> EXERCISE INSTRUCTIONS:
Skip pictures; extract every line from the one with "Write self-contained HTML" through the one with "e=document.createElementNS(NS,tag);for(var k in", exactly as written.

> AVAILABLE DATA:
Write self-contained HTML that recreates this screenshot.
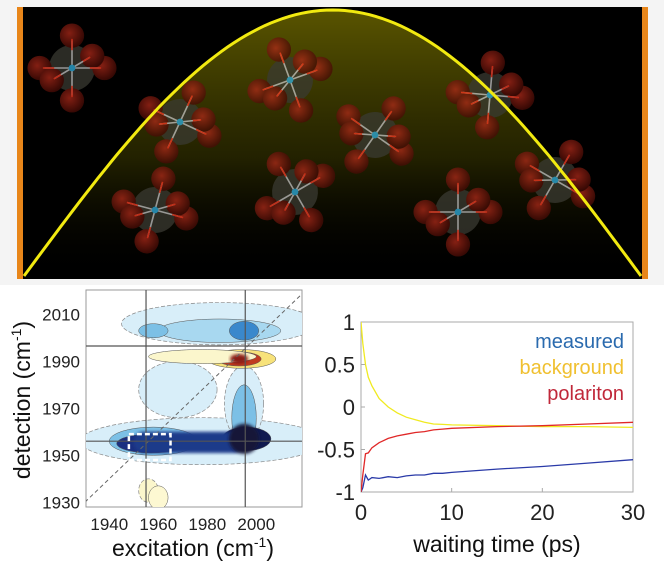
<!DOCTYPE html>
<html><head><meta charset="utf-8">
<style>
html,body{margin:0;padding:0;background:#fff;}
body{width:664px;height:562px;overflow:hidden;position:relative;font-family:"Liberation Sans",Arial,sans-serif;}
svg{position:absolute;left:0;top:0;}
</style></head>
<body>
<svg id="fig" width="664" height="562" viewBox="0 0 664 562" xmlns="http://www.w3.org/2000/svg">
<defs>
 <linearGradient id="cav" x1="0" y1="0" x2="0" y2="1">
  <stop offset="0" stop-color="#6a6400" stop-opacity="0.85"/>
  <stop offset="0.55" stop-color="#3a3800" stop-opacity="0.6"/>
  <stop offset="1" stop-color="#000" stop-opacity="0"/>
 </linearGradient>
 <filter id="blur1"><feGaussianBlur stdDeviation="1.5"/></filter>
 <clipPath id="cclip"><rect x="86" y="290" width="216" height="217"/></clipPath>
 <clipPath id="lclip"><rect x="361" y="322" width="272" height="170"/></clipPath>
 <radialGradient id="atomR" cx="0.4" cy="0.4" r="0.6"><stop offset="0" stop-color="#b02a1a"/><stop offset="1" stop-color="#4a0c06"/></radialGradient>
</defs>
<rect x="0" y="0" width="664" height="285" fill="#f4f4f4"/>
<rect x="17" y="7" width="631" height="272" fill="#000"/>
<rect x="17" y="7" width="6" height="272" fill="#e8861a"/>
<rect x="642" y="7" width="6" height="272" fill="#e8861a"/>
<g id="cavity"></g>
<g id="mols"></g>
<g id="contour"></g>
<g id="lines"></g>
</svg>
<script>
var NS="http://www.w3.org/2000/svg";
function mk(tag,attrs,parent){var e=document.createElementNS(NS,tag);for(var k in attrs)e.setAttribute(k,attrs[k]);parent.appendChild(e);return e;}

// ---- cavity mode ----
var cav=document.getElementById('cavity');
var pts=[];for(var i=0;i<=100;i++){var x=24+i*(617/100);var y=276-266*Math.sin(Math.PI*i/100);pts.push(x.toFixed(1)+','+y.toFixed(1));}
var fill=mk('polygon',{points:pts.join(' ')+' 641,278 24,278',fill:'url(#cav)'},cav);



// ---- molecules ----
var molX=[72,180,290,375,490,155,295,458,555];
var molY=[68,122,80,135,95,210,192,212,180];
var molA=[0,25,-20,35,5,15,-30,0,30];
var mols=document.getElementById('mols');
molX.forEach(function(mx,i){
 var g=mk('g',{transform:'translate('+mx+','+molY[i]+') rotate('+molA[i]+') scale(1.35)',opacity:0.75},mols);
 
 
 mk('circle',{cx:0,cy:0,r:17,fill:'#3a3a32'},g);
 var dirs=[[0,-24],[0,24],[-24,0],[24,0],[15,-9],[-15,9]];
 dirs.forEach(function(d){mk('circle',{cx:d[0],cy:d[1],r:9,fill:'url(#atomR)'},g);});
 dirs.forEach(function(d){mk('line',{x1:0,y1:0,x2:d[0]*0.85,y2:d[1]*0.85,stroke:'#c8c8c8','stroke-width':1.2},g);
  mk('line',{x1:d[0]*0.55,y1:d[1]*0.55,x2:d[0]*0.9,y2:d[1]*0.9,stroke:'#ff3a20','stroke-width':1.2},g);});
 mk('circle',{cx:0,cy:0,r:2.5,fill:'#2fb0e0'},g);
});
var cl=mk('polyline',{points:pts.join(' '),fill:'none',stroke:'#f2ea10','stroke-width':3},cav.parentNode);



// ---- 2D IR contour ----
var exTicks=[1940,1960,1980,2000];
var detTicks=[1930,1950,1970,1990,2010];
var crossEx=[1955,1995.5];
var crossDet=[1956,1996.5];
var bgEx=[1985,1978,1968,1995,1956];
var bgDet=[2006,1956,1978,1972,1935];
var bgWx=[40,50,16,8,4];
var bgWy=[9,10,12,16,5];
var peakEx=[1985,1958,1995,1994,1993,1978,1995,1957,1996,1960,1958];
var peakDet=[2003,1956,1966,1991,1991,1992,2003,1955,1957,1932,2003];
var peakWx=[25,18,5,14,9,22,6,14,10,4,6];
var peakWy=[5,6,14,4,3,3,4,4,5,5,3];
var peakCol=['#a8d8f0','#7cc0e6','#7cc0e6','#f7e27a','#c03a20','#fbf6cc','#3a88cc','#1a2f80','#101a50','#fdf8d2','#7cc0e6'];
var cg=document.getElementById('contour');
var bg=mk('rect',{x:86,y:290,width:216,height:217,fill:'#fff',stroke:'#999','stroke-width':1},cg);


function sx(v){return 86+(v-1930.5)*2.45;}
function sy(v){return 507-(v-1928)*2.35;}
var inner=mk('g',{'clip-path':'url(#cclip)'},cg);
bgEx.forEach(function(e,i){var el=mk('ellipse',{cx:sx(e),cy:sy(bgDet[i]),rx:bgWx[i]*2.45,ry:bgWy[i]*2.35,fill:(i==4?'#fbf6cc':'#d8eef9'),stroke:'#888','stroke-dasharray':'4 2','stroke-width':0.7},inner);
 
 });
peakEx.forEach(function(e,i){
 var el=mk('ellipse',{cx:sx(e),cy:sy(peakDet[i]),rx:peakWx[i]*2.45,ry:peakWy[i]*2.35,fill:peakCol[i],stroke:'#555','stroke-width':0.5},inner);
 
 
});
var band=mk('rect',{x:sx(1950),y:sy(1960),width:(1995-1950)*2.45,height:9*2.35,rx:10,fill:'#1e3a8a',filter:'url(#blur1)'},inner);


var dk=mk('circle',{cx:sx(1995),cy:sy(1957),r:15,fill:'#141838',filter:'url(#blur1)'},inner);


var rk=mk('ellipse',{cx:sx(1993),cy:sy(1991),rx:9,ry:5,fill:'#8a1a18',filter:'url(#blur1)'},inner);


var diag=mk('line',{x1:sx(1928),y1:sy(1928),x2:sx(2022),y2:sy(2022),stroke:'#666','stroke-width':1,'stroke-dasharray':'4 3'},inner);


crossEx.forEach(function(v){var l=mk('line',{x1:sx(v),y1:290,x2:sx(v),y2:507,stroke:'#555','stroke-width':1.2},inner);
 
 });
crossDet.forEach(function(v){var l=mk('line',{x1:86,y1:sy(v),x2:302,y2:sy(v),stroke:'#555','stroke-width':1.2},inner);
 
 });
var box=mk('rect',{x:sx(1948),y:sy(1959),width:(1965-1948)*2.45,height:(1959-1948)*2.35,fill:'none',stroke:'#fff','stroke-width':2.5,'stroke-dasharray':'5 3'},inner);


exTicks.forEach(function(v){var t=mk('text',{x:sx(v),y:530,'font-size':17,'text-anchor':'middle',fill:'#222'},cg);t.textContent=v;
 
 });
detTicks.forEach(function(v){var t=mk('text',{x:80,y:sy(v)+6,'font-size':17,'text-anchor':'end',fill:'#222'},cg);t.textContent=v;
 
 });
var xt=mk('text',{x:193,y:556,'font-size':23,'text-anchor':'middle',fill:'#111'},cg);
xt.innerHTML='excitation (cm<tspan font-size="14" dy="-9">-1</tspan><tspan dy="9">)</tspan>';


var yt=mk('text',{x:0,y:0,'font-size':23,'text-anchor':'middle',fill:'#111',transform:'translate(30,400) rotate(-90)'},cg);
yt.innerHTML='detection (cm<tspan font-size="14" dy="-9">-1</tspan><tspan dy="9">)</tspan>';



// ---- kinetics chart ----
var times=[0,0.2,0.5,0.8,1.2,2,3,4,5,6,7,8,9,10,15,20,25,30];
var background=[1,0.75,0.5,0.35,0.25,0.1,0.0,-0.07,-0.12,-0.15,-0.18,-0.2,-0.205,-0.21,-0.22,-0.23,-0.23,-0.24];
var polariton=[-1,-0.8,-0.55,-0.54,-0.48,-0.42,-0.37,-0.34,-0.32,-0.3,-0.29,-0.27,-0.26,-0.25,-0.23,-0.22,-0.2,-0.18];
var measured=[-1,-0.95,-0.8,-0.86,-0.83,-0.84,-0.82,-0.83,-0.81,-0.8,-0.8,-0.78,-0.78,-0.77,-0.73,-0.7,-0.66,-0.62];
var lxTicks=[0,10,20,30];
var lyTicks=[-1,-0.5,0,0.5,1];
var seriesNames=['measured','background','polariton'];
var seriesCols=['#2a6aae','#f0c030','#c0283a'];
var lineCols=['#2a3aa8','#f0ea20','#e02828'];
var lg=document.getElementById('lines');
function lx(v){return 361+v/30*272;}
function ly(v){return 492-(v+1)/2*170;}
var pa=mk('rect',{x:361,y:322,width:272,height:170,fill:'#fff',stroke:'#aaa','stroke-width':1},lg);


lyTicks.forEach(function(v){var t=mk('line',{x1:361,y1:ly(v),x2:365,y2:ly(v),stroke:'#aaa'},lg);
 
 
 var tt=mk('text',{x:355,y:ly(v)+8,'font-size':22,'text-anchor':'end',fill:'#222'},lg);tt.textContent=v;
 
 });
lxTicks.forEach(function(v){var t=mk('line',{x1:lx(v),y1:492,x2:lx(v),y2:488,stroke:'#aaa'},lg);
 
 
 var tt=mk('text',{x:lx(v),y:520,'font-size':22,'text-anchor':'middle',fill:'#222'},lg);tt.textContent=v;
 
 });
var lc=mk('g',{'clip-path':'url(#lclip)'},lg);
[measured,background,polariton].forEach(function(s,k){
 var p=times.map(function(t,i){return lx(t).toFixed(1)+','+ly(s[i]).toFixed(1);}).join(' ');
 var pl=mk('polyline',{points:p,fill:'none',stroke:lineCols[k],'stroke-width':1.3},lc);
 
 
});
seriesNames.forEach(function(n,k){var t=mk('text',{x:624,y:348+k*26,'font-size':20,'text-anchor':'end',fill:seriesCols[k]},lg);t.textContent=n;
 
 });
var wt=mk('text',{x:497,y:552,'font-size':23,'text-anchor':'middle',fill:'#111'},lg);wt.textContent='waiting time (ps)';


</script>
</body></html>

...

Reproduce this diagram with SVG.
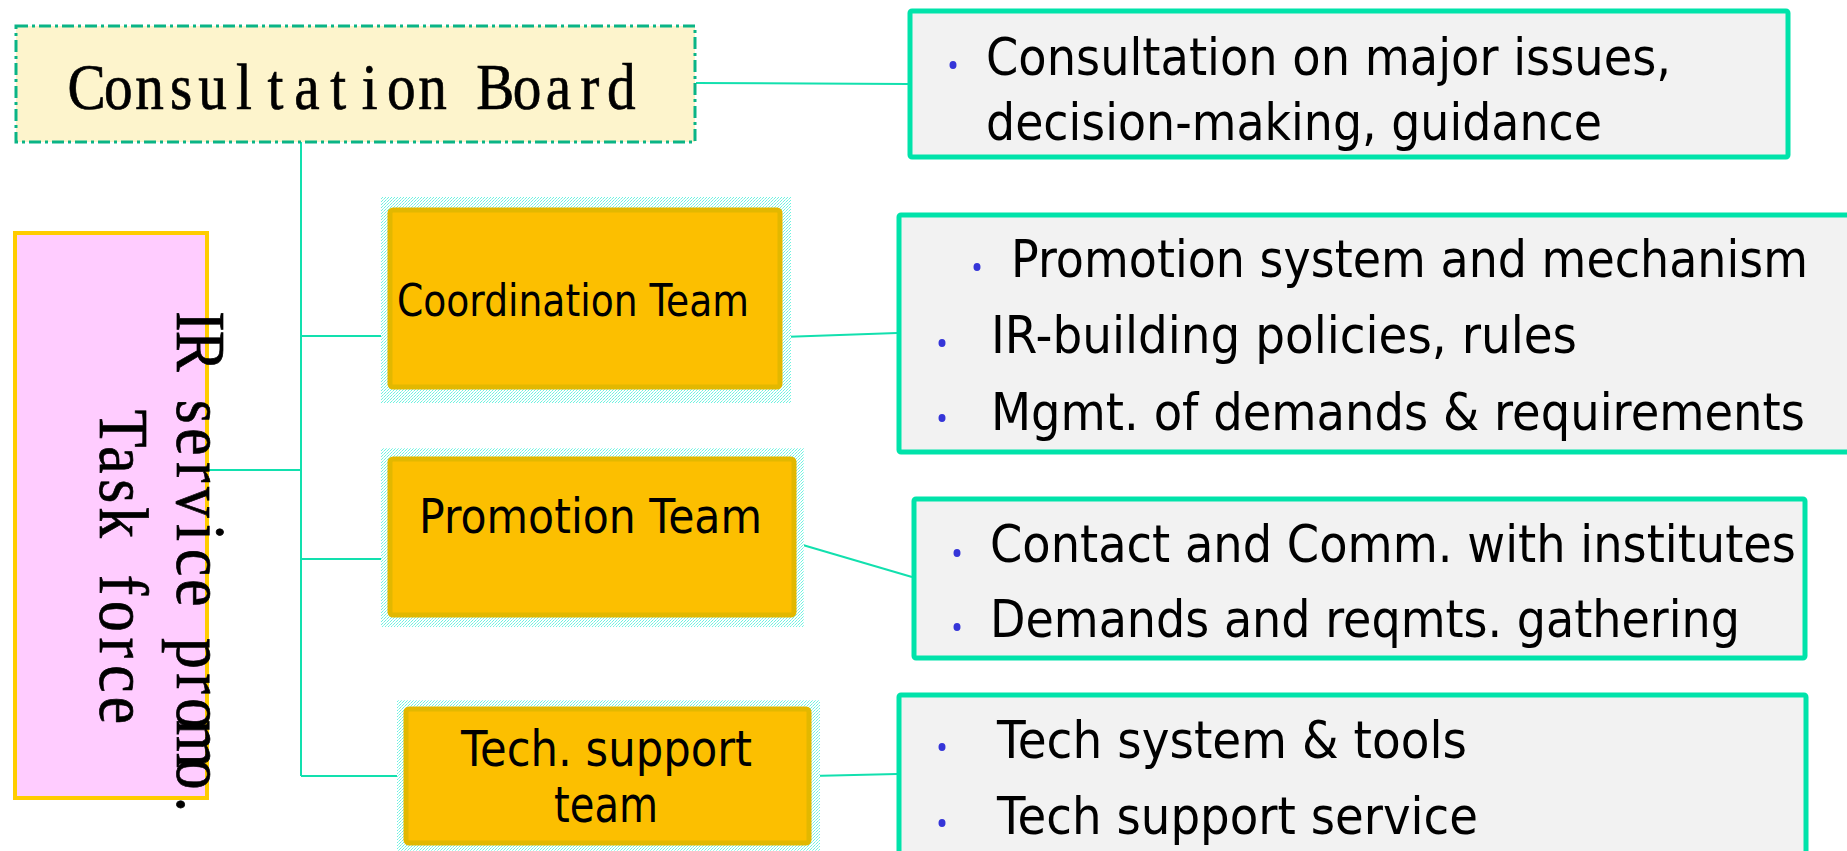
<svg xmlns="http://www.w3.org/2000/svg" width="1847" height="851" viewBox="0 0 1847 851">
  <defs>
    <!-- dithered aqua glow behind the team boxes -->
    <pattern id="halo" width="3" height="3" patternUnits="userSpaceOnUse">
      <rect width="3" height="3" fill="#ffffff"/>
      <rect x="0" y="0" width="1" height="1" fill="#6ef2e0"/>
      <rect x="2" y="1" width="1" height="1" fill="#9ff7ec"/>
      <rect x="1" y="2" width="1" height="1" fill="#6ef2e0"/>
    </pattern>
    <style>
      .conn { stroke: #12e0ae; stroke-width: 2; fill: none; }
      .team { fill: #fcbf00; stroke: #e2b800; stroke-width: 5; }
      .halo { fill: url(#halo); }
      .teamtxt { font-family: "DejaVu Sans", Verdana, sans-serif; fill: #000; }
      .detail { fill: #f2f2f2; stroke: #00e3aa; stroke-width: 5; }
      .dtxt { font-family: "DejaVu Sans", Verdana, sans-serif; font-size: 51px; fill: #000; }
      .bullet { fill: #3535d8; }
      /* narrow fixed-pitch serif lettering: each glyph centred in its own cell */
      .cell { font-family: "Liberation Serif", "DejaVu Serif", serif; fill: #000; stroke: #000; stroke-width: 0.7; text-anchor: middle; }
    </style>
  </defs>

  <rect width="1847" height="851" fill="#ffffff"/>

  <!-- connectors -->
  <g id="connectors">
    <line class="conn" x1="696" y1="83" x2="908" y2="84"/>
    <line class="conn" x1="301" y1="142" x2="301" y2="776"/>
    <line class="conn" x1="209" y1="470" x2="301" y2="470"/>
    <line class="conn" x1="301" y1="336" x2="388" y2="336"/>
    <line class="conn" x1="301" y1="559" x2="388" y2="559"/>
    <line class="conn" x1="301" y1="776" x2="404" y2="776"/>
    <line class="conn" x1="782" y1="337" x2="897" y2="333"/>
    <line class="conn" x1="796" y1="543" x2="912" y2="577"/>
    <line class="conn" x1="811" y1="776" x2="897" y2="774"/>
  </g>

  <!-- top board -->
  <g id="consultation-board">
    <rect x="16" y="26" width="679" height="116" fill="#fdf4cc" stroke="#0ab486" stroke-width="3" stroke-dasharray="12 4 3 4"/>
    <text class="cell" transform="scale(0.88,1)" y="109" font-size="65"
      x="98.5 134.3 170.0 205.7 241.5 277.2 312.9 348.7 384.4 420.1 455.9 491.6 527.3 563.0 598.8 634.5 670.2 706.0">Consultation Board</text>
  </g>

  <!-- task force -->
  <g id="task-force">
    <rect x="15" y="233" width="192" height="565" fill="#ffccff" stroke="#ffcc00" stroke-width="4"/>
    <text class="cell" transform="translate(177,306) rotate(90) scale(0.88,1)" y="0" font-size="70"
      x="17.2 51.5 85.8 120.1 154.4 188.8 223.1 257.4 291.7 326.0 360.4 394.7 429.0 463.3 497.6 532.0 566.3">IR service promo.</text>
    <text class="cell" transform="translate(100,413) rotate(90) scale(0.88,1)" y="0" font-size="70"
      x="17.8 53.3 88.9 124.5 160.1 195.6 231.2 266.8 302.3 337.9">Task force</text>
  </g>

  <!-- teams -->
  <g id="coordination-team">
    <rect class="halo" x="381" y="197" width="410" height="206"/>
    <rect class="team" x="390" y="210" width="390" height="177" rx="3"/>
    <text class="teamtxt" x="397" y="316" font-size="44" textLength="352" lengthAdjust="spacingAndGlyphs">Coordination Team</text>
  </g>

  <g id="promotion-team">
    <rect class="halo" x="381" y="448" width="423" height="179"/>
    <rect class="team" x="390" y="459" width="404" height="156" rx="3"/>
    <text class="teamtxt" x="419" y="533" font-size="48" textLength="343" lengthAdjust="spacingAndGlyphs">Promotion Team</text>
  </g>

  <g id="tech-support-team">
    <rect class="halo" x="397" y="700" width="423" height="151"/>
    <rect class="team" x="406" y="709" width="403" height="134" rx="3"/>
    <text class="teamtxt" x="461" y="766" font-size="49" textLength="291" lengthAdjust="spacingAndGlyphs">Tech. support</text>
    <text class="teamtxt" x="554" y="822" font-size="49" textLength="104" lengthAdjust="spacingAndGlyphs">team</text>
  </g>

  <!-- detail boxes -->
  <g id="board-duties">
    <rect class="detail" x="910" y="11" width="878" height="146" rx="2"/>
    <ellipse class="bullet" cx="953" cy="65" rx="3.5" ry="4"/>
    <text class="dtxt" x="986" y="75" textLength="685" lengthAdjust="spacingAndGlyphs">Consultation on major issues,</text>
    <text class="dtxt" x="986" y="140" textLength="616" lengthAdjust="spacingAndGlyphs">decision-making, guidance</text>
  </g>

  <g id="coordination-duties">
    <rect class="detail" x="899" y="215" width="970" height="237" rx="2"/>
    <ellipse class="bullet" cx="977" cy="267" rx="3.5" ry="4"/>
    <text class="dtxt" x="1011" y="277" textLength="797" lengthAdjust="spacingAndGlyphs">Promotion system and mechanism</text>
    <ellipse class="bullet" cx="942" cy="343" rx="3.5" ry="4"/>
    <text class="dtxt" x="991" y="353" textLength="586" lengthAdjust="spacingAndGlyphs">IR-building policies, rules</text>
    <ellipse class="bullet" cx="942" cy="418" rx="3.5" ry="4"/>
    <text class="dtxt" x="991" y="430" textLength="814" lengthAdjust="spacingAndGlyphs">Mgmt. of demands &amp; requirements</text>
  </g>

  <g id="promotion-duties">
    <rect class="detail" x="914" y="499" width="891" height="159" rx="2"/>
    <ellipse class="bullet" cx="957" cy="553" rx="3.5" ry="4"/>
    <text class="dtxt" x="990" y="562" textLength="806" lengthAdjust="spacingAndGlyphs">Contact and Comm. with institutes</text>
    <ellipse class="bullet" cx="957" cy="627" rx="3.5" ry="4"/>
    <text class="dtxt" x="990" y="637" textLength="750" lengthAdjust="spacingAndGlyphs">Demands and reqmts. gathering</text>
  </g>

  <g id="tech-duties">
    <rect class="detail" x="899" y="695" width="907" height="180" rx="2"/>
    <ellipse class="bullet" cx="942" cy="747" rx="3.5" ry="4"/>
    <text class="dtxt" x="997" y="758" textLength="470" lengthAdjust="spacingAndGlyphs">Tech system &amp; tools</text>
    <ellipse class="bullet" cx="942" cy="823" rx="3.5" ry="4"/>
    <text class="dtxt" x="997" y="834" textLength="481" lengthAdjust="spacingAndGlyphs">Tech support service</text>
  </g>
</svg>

* * *

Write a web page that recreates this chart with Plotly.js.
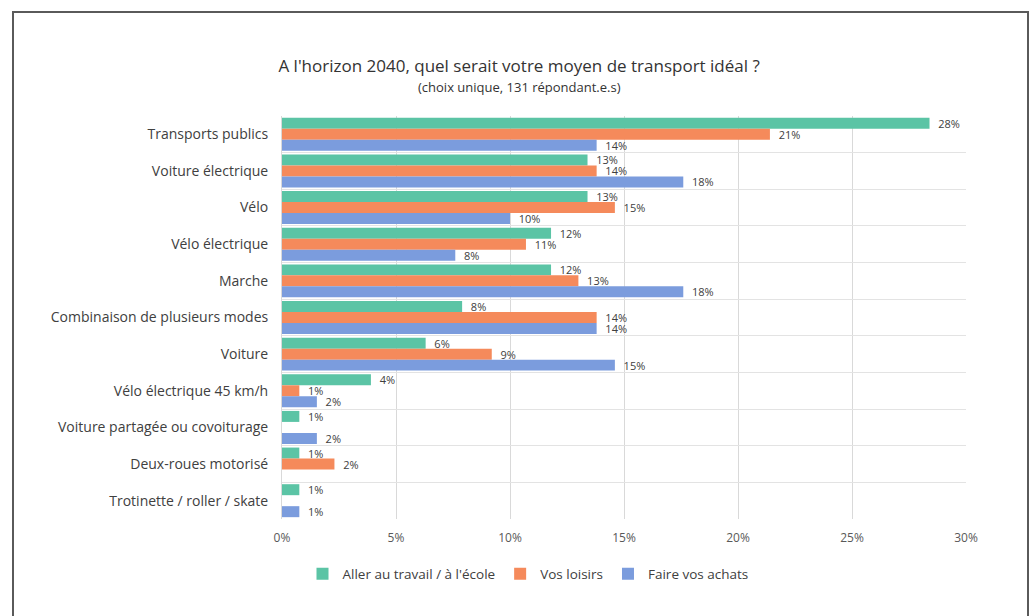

> SOLUTION TO THE PROBLEM:
Write self-contained HTML that recreates this screenshot.
<!DOCTYPE html>
<html><head><meta charset="utf-8">
<style>
html,body{margin:0;padding:0;background:#fff;}
body{width:664px;height:562px;overflow:hidden;position:relative;font-family:"Liberation Sans",Arial,sans-serif;}
svg{position:absolute;left:0;top:0;}
</style></head>
<body>
<svg id="fig" width="664" height="562" viewBox="0 0 664 562" xmlns="http://www.w3.org/2000/svg">
<defs>
 <linearGradient id="cav" x1="0" y1="0" x2="0" y2="1">
  <stop offset="0" stop-color="#6a6400" stop-opacity="0.85"/>
  <stop offset="0.55" stop-color="#3a3800" stop-opacity="0.6"/>
  <stop offset="1" stop-color="#000" stop-opacity="0"/>
 </linearGradient>
 <filter id="blur1"><feGaussianBlur stdDeviation="1.5"/></filter>
 <clipPath id="cclip"><rect x="86" y="290" width="216" height="217"/></clipPath>
 <clipPath id="lclip"><rect x="361" y="322" width="272" height="170"/></clipPath>
 <radialGradient id="atomR" cx="0.4" cy="0.4" r="0.6"><stop offset="0" stop-color="#b02a1a"/><stop offset="1" stop-color="#4a0c06"/></radialGradient>
</defs>
<rect x="0" y="0" width="664" height="285" fill="#f4f4f4"/>
<rect x="17" y="7" width="631" height="272" fill="#000"/>
<rect x="17" y="7" width="6" height="272" fill="#e8861a"/>
<rect x="642" y="7" width="6" height="272" fill="#e8861a"/>
<g id="cavity"></g>
<g id="mols"></g>
<g id="contour"></g>
<g id="lines"></g>
</svg>
<script>
var NS="http://www.w3.org/2000/svg";
function mk(tag,attrs,parent){var e=document.createElementNS(NS,tag);for(var k in attrs)e.setAttribute(k,attrs[k]);parent.appendChild(e);return e;}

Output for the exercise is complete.